▶ [INSTRUCTIONS TO FOLLOW] Beginning with the line that contains "Give me the TikZ source for this diagram.", retype the entries below exactly, ending with the line that contains "(pc-c3) at (506,180)". Leave out any pictures.

▶ [SUPPLIED DATA]
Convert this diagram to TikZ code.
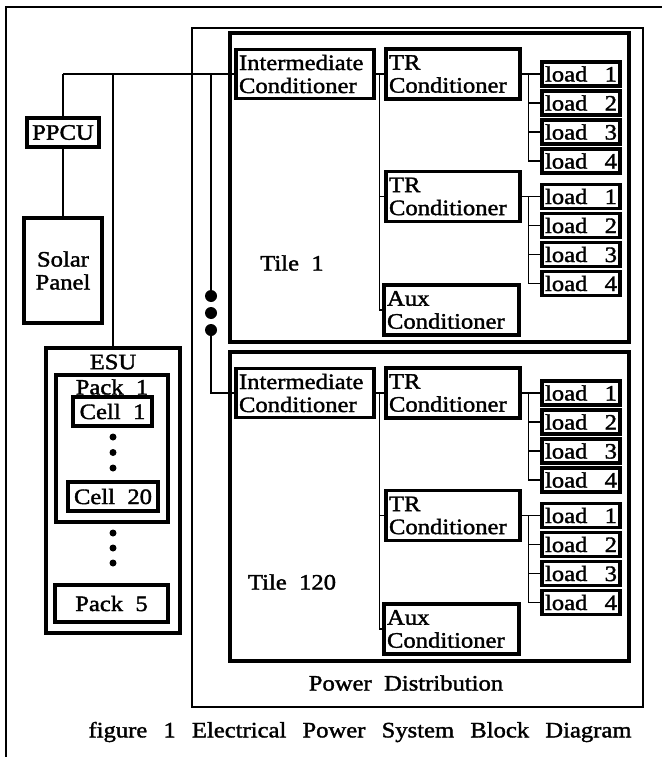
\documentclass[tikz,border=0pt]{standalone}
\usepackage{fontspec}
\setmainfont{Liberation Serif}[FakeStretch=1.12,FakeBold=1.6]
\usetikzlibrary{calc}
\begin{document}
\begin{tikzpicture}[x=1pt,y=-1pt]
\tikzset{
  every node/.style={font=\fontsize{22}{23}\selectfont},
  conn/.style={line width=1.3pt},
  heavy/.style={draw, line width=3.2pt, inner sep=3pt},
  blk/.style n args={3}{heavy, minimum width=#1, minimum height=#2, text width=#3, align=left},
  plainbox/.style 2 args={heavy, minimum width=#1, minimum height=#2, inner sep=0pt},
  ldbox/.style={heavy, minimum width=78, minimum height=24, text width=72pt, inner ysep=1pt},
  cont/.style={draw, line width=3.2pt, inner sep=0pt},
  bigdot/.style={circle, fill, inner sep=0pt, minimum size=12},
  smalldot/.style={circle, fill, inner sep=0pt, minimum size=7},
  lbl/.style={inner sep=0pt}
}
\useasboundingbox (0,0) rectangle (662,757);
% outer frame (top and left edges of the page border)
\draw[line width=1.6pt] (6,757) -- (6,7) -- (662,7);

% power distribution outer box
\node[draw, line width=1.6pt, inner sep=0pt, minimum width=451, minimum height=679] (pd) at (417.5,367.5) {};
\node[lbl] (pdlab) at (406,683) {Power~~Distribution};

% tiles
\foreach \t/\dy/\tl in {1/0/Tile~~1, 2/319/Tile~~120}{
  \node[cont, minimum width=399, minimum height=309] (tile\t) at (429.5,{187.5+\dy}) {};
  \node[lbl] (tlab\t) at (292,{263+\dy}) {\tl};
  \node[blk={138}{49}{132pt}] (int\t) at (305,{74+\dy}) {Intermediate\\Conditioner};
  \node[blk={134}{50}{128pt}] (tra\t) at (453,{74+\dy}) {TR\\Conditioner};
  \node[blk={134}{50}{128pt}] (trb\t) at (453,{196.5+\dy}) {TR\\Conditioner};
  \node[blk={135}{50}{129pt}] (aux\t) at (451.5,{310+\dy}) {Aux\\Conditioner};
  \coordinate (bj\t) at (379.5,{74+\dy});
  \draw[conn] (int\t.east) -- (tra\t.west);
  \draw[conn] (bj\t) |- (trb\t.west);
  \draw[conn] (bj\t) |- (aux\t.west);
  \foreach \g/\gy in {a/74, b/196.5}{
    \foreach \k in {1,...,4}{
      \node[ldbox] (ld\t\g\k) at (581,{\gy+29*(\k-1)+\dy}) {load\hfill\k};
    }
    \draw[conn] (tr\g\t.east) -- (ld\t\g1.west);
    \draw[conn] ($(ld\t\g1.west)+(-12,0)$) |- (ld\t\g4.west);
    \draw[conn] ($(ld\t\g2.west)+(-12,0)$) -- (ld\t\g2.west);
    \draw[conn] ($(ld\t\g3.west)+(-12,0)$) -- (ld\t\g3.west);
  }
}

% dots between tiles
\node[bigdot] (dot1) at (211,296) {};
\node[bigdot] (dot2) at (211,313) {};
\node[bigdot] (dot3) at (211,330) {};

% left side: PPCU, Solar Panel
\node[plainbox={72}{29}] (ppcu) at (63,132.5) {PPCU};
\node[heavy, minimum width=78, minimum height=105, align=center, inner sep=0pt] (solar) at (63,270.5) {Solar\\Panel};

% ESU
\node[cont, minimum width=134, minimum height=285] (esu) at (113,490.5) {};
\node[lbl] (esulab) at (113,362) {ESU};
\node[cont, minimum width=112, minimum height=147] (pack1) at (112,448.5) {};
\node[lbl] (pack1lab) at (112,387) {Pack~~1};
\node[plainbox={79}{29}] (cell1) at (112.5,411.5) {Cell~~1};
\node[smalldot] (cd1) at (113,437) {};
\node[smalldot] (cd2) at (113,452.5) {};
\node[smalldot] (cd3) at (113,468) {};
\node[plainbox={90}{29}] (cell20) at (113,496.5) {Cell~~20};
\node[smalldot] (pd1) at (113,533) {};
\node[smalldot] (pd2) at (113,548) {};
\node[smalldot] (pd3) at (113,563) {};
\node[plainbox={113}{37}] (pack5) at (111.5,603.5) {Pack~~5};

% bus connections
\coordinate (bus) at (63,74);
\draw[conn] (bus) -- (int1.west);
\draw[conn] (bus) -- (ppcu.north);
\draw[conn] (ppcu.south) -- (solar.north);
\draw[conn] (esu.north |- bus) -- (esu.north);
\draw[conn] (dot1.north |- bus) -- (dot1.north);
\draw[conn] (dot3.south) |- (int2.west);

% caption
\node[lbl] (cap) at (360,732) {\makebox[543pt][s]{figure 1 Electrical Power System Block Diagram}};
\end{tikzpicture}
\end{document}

...

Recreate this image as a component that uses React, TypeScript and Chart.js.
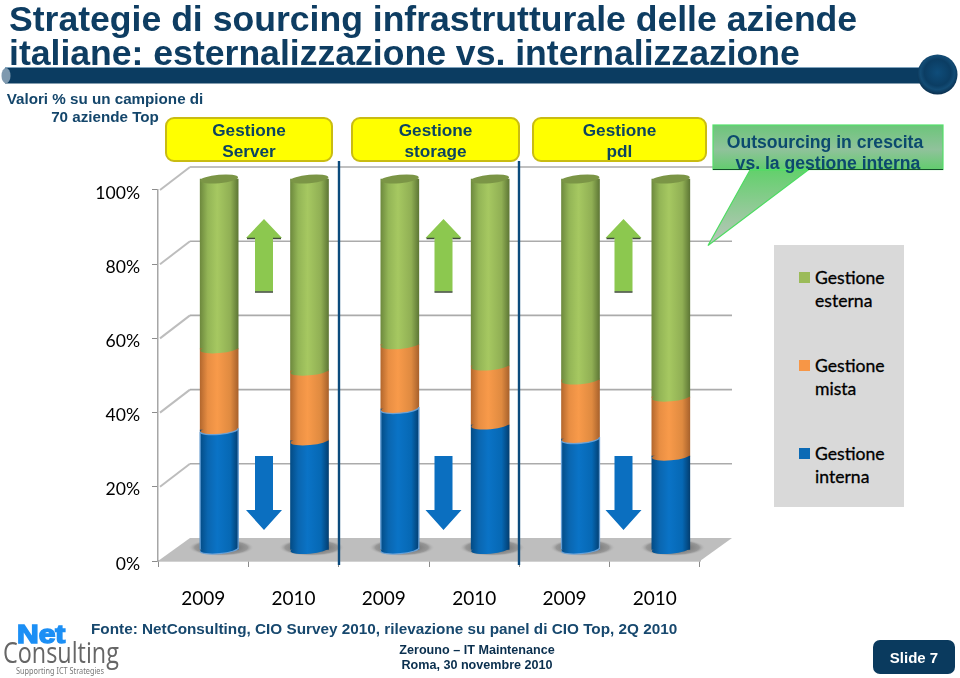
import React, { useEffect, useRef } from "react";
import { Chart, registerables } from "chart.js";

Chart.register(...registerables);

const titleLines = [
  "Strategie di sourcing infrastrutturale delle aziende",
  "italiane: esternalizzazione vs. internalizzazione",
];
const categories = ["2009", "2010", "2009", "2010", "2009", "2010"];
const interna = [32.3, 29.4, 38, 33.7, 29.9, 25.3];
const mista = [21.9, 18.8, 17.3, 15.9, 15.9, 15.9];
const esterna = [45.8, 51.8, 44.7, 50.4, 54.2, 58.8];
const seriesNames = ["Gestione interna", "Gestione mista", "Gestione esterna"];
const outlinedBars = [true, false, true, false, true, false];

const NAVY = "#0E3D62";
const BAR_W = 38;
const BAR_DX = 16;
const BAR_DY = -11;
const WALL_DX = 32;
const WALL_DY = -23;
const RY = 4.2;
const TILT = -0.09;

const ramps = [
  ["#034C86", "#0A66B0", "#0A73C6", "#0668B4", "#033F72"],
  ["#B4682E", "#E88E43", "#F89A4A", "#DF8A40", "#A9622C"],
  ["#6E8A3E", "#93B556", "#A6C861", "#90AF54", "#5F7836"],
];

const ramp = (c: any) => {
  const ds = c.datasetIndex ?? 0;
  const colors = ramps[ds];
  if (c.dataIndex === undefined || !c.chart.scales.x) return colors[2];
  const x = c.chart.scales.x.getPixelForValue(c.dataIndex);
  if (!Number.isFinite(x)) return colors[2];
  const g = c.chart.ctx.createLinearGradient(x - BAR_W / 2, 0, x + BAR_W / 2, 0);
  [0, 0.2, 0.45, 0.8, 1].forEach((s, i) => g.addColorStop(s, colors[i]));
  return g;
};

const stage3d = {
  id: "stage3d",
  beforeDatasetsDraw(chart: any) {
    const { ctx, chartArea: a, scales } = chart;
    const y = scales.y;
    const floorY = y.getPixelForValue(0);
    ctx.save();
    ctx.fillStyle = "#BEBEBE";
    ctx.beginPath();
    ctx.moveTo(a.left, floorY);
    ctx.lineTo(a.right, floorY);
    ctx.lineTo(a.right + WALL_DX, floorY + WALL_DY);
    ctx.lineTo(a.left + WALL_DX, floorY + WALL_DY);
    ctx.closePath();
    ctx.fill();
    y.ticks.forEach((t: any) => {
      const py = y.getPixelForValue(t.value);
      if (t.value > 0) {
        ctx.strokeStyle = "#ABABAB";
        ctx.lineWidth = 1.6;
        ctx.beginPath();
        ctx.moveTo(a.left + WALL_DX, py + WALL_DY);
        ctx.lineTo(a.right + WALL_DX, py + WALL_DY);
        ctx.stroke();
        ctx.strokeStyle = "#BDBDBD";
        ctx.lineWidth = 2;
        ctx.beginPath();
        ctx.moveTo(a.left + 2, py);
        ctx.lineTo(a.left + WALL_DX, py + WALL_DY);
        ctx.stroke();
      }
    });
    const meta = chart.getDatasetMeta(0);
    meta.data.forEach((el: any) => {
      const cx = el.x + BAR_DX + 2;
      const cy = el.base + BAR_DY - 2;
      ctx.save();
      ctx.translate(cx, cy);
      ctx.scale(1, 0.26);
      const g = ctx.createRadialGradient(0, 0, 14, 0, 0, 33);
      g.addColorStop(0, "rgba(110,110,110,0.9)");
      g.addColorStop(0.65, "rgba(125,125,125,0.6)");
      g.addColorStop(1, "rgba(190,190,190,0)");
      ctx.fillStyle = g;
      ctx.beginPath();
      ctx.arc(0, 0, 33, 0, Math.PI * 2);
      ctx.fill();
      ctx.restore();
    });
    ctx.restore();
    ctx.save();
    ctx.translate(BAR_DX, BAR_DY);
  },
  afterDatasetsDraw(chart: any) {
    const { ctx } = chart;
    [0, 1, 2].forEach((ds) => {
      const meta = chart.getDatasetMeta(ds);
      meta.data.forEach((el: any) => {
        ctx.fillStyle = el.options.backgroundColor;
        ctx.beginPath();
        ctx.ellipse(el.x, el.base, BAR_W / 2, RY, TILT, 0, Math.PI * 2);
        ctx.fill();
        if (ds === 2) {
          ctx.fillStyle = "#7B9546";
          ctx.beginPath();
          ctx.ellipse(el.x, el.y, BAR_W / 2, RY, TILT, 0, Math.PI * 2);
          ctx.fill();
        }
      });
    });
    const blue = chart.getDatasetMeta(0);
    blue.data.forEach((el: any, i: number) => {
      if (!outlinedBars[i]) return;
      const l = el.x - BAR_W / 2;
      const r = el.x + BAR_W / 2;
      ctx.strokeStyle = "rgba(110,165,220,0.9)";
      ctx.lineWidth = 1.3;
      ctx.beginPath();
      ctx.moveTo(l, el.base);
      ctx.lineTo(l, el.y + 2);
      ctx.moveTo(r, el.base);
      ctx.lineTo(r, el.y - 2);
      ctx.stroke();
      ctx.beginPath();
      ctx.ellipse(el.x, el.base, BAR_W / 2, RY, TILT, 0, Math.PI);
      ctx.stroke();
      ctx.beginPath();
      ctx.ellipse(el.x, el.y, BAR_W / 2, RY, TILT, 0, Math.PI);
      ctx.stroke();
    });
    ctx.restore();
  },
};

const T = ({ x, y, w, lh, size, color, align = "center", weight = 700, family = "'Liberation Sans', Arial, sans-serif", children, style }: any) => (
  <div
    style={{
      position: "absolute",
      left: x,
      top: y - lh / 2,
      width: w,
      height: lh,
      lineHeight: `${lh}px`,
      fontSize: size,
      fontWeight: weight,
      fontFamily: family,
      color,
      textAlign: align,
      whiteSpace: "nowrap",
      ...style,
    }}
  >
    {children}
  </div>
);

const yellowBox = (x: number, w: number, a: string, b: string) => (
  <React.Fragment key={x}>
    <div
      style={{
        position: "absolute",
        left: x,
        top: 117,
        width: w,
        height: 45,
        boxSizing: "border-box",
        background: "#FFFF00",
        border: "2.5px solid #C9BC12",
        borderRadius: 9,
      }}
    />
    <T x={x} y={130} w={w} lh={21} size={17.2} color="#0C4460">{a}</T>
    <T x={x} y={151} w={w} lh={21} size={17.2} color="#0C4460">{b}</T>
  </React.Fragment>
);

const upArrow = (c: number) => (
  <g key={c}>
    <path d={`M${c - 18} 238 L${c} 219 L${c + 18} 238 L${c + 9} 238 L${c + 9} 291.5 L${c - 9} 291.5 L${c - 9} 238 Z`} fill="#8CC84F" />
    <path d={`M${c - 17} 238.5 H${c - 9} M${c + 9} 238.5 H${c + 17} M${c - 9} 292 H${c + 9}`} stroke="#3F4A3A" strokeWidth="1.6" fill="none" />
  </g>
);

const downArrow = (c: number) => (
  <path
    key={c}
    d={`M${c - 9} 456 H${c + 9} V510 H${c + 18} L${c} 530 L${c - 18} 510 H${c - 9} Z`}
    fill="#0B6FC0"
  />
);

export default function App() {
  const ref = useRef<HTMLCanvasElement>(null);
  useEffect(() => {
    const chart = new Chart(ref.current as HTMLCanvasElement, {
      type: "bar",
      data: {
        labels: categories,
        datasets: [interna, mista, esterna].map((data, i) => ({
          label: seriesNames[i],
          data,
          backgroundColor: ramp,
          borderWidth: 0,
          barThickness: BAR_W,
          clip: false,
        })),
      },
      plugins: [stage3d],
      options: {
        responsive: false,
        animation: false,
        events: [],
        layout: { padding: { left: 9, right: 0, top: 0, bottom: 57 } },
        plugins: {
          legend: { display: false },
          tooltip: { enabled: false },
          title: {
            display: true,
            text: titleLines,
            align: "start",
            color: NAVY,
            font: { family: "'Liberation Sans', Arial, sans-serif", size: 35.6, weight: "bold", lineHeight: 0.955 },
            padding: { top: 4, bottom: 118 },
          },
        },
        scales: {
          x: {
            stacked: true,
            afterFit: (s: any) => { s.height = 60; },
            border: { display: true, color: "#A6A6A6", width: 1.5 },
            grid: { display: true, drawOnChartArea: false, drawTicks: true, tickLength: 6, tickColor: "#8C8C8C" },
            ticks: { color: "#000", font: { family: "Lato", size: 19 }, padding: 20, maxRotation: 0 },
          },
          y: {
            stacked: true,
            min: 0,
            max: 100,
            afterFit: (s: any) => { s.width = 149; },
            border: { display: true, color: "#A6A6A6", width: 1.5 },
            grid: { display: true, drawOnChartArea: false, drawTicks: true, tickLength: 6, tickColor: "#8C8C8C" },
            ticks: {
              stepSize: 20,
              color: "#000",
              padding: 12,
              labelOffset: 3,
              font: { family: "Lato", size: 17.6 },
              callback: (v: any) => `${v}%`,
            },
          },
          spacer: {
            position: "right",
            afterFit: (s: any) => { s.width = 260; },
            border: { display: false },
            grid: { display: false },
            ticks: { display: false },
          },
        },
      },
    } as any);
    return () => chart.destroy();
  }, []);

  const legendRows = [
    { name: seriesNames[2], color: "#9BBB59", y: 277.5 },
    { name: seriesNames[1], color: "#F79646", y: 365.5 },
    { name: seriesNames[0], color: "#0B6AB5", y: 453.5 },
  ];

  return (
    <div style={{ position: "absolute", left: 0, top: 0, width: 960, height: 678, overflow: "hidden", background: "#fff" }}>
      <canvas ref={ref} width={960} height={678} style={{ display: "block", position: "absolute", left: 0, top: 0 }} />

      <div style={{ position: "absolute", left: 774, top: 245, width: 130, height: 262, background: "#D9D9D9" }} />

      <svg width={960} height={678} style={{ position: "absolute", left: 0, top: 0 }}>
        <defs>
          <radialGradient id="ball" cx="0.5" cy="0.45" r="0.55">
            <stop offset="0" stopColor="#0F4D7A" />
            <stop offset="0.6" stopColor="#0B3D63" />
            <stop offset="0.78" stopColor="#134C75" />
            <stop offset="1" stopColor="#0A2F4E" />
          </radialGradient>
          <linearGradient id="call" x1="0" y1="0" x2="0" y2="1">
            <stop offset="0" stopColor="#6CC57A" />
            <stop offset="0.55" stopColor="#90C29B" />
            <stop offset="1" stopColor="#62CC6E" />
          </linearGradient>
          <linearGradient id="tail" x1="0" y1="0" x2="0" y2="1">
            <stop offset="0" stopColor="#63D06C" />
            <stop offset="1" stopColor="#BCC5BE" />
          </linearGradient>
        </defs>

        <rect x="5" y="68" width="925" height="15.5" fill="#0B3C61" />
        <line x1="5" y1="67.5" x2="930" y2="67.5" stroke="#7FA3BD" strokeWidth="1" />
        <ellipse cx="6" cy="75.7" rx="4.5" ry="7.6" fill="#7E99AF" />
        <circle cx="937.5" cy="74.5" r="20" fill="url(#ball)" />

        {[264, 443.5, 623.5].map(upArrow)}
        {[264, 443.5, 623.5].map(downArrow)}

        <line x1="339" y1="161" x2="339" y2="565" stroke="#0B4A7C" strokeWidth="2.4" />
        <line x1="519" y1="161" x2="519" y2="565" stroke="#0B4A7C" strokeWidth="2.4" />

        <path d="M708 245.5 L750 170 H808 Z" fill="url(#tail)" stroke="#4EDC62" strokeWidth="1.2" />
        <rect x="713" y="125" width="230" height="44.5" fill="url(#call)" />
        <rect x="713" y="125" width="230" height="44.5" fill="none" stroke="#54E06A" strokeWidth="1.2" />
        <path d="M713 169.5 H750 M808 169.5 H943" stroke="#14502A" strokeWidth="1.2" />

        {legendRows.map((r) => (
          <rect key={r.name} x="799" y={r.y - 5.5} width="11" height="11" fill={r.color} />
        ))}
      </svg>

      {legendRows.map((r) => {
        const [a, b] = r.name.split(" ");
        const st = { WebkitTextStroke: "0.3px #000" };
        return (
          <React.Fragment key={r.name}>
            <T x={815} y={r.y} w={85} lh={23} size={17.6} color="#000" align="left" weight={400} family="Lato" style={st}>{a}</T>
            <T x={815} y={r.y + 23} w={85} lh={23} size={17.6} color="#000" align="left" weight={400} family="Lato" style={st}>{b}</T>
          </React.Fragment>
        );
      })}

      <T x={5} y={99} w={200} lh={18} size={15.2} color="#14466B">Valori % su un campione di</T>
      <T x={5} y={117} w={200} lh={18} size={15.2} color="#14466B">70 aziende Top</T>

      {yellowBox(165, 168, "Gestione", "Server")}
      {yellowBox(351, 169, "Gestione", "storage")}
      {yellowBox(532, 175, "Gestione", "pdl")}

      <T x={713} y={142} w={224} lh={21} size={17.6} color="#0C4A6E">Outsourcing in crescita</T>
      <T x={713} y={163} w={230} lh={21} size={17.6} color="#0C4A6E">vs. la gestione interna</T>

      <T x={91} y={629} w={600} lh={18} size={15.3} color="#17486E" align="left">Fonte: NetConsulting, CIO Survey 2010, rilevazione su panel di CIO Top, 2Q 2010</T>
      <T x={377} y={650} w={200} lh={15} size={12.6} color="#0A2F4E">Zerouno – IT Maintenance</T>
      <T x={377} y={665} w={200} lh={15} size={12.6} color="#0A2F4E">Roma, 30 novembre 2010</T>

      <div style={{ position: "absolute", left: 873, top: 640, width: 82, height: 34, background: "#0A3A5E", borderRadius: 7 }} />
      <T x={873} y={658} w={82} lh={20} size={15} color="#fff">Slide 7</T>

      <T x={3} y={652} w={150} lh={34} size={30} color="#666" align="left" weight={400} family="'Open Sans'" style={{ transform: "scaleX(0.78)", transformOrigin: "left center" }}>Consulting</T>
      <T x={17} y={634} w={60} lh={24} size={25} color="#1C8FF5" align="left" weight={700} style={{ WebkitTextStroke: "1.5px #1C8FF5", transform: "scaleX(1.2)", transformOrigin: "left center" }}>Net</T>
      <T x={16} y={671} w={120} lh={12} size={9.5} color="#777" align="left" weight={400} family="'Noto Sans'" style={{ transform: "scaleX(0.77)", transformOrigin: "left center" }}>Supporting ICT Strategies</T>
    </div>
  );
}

---

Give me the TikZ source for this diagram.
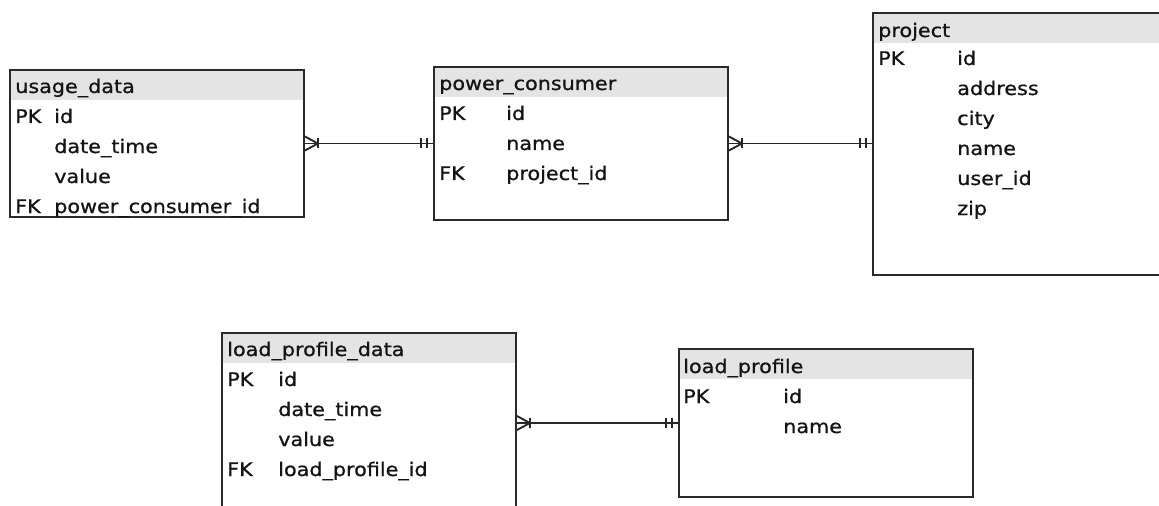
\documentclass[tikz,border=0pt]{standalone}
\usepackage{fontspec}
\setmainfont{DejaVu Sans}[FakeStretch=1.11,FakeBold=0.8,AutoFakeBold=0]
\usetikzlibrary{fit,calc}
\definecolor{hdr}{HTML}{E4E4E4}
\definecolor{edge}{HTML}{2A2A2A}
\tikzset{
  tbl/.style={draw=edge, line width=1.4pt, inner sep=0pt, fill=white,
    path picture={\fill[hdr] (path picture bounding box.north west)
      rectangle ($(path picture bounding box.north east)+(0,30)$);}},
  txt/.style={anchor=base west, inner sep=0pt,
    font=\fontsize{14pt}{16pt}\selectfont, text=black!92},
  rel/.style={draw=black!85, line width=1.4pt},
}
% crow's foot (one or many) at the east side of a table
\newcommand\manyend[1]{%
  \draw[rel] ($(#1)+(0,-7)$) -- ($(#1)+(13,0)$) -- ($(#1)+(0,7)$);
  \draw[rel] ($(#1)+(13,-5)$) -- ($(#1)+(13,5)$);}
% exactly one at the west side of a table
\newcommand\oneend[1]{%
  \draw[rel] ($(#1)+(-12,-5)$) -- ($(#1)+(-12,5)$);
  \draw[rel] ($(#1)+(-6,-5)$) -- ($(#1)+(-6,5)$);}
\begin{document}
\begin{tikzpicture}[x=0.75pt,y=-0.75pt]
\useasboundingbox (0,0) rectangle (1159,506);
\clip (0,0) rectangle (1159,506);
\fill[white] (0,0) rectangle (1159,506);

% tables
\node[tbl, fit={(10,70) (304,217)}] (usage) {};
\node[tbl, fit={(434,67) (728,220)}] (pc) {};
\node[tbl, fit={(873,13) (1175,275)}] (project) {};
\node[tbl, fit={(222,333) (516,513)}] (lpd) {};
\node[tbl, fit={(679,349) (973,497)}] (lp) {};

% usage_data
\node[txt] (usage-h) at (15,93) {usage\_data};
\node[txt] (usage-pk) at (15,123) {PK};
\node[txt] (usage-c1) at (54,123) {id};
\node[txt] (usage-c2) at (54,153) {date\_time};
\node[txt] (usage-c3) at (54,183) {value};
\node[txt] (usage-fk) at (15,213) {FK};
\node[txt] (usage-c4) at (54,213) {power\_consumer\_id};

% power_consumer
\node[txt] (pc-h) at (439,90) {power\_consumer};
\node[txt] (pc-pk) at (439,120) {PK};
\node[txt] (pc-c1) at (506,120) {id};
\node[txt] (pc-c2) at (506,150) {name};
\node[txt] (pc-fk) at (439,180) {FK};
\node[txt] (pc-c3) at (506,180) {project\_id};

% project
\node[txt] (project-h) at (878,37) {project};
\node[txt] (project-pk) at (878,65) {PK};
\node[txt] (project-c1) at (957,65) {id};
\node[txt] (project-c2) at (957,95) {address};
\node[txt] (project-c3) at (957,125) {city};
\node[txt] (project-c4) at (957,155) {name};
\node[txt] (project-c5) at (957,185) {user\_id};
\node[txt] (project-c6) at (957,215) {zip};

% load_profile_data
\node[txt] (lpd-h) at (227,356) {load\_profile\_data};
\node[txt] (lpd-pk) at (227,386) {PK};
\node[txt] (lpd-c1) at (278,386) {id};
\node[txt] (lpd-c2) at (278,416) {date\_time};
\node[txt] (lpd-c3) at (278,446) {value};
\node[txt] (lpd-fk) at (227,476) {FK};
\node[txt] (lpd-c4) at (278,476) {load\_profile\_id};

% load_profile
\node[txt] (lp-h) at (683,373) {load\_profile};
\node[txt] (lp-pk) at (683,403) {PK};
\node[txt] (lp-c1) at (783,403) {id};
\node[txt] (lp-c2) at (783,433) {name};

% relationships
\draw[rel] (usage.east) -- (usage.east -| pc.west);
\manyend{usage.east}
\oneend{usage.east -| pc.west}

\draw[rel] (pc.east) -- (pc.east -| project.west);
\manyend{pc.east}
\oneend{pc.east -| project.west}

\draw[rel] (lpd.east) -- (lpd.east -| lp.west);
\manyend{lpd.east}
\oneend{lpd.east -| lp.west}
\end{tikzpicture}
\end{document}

▶ [THE RESULT]
Give me the TikZ source for this diagram.
\documentclass[tikz,border=0pt]{standalone}
\usepackage{fontspec}
\setmainfont{DejaVu Sans}[FakeStretch=1.11,FakeBold=0.8,AutoFakeBold=0]
\usetikzlibrary{fit,calc}
\definecolor{hdr}{HTML}{E4E4E4}
\definecolor{edge}{HTML}{2A2A2A}
\tikzset{
  tbl/.style={draw=edge, line width=1.4pt, inner sep=0pt, fill=white,
    path picture={\fill[hdr] (path picture bounding box.north west)
      rectangle ($(path picture bounding box.north east)+(0,30)$);}},
  txt/.style={anchor=base west, inner sep=0pt,
    font=\fontsize{14pt}{16pt}\selectfont, text=black!92},
  rel/.style={draw=black!85, line width=1.4pt},
}
% crow's foot (one or many) at the east side of a table
\newcommand\manyend[1]{%
  \draw[rel] ($(#1)+(0,-7)$) -- ($(#1)+(13,0)$) -- ($(#1)+(0,7)$);
  \draw[rel] ($(#1)+(13,-5)$) -- ($(#1)+(13,5)$);}
% exactly one at the west side of a table
\newcommand\oneend[1]{%
  \draw[rel] ($(#1)+(-12,-5)$) -- ($(#1)+(-12,5)$);
  \draw[rel] ($(#1)+(-6,-5)$) -- ($(#1)+(-6,5)$);}
\begin{document}
\begin{tikzpicture}[x=0.75pt,y=-0.75pt]
\useasboundingbox (0,0) rectangle (1159,506);
\clip (0,0) rectangle (1159,506);
\fill[white] (0,0) rectangle (1159,506);

% tables
\node[tbl, fit={(10,70) (304,217)}] (usage) {};
\node[tbl, fit={(434,67) (728,220)}] (pc) {};
\node[tbl, fit={(873,13) (1175,275)}] (project) {};
\node[tbl, fit={(222,333) (516,513)}] (lpd) {};
\node[tbl, fit={(679,349) (973,497)}] (lp) {};

% usage_data
\node[txt] (usage-h) at (15,93) {usage\_data};
\node[txt] (usage-pk) at (15,123) {PK};
\node[txt] (usage-c1) at (54,123) {id};
\node[txt] (usage-c2) at (54,153) {date\_time};
\node[txt] (usage-c3) at (54,183) {value};
\node[txt] (usage-fk) at (15,213) {FK};
\node[txt] (usage-c4) at (54,213) {power\_consumer\_id};

% power_consumer
\node[txt] (pc-h) at (439,90) {power\_consumer};
\node[txt] (pc-pk) at (439,120) {PK};
\node[txt] (pc-c1) at (506,120) {id};
\node[txt] (pc-c2) at (506,150) {name};
\node[txt] (pc-fk) at (439,180) {FK};
\node[txt] (pc-c3) at (506,180) {project\_id};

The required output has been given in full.